Por eso mismo, la carta de navegar de cada partido para la Mesa y para la investidura, sin ser contradictorias, conviene que no sean exactas. La de la Mesa debe corresponderse más con el procedimiento de la legislatura: sería mejor que abordase cuestiones de método, por ejemplo, un acuerdo sobre la frecuencia de encuentros de la mesa de diálogo, mensual, o trimestral, o al cumplimentarse ciertas bases. Y la de la investidura, enfocarla a cuestiones más de fondo (política penal y penitenciaria de los afectados por las causas del procés, revisión del encaje estatutario actual). Que pavimentasen el camino hacia un auténtico pacto de legislatura con mandatos abiertos pero concretos, que aislasen a la Cámara de cualquier minucia coyuntural y facilitasen una estabilidad gubernamental menos ruidosa y sincopada que la anterior.

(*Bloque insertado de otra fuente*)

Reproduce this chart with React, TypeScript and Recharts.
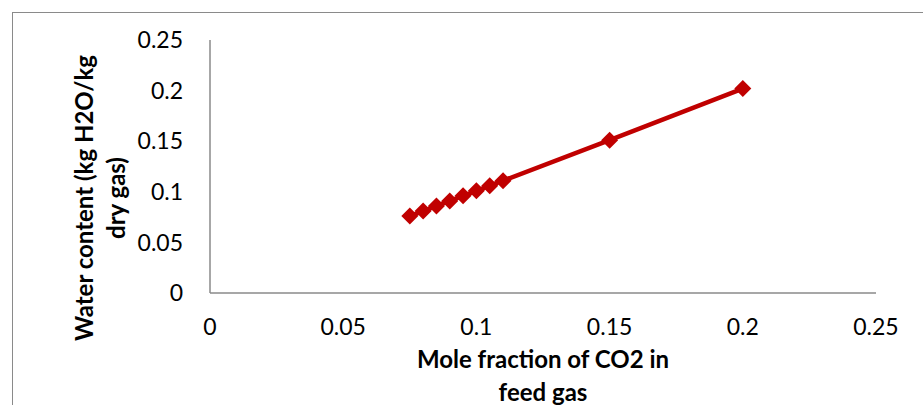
import { LineChart, Line, XAxis, YAxis, Label } from "recharts";

const co2Fraction = [0.075, 0.08, 0.085, 0.09, 0.095, 0.1, 0.105, 0.11, 0.15, 0.2];
const waterContent = [0.076, 0.081, 0.086, 0.091, 0.096, 0.101, 0.106, 0.111, 0.151, 0.202];
const xTicks = [0, 0.05, 0.1, 0.15, 0.2, 0.25];
const yTicks = [0, 0.05, 0.1, 0.15, 0.2, 0.25];

const data = co2Fraction.map((x, i) => ({ x, y: waterContent[i] }));

const FONT = "Lato, 'Open Sans', sans-serif";
const RED = "#C00000";
const AXIS = "#8a8a8a";

function Diamond(props: any) {
  const { cx, cy, index } = props;
  if (cx == null || cy == null) return null;
  const r = 8.5;
  return (
    <polygon
      key={index}
      points={`${cx},${cy - r} ${cx + r},${cy} ${cx},${cy + r} ${cx - r},${cy}`}
      fill={RED}
    />
  );
}

function XTitle(props: any) {
  const vb = props.viewBox || {};
  const cx = vb.x + vb.width / 2;
  return (
    <text textAnchor="middle" fontFamily={FONT} fontWeight="bold" fontSize={24} fill="#000">
      <tspan x={cx} y={368}>Mole fraction of CO2 in</tspan>
      <tspan x={cx} y={401}>feed gas</tspan>
    </text>
  );
}

function YTitle() {
  const cy = 198;
  return (
    <g>
      <text transform={`translate(93 ${cy}) rotate(-90)`} textAnchor="middle" fontFamily={FONT} fontWeight="bold" fontSize={24} fill="#000">
        Water content (kg H2O/kg
      </text>
      <text transform={`translate(125 ${cy}) rotate(-90)`} textAnchor="middle" fontFamily={FONT} fontWeight="bold" fontSize={24} fill="#000">
        dry gas)
      </text>
    </g>
  );
}

export default function App() {
  return (
    <div style={{ position: "absolute", left: 0, top: 0, width: 923, height: 405, background: "#fff" }}>
      <div
        style={{
          position: "absolute",
          left: 12,
          top: 12,
          width: 920,
          height: 400,
          borderTop: "1px solid #8a8a8a",
          borderLeft: "1px solid #8a8a8a",
        }}
      />
      <LineChart width={923} height={405} data={data} margin={{ top: 40, right: 47, left: 0, bottom: 0 }}>
        <XAxis
          dataKey="x"
          type="number"
          domain={[0, 0.25]}
          ticks={xTicks}
          height={112}
          tickLine={false}
          tickSize={0}
          tickMargin={26}
          stroke={AXIS}
          strokeWidth={1.5}
          tick={{ fontSize: 23, fill: "#000", fontFamily: FONT }}
        >
          <Label content={<XTitle />} />
        </XAxis>
        <YAxis
          dataKey="y"
          type="number"
          domain={[0, 0.25]}
          ticks={yTicks}
          width={210}
          tickLine={false}
          tickSize={0}
          tickMargin={27}
          stroke={AXIS}
          strokeWidth={1.5}
          tick={{ fontSize: 23, fill: "#000", fontFamily: FONT }}
        >
          <Label content={<YTitle />} />
        </YAxis>
        <Line
          type="linear"
          dataKey="y"
          stroke={RED}
          strokeWidth={4.5}
          dot={Diamond}
          activeDot={false}
          isAnimationActive={false}
        />
      </LineChart>
    </div>
  );
}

Ahí están interesados todos (menos dos). Quizá el candidato socialista tenga que realizar concesiones para encumbrarse (que también), pero a todos menos a los azul-negros les resulta imperioso sortear el mandato de estos. ¿A qué amnistía, indulto o cortesía aspiraría la cúpula de Junts sobre la firma de Feijóos, Abascales o Ayusos? Urge argumentarlo.

Así que o la secuencia progresista, o un circo de polizones, o el drama de la cacofonía, o el fantasma autoritario que pretende sojuzgar a Cataluña, a España, a Europa.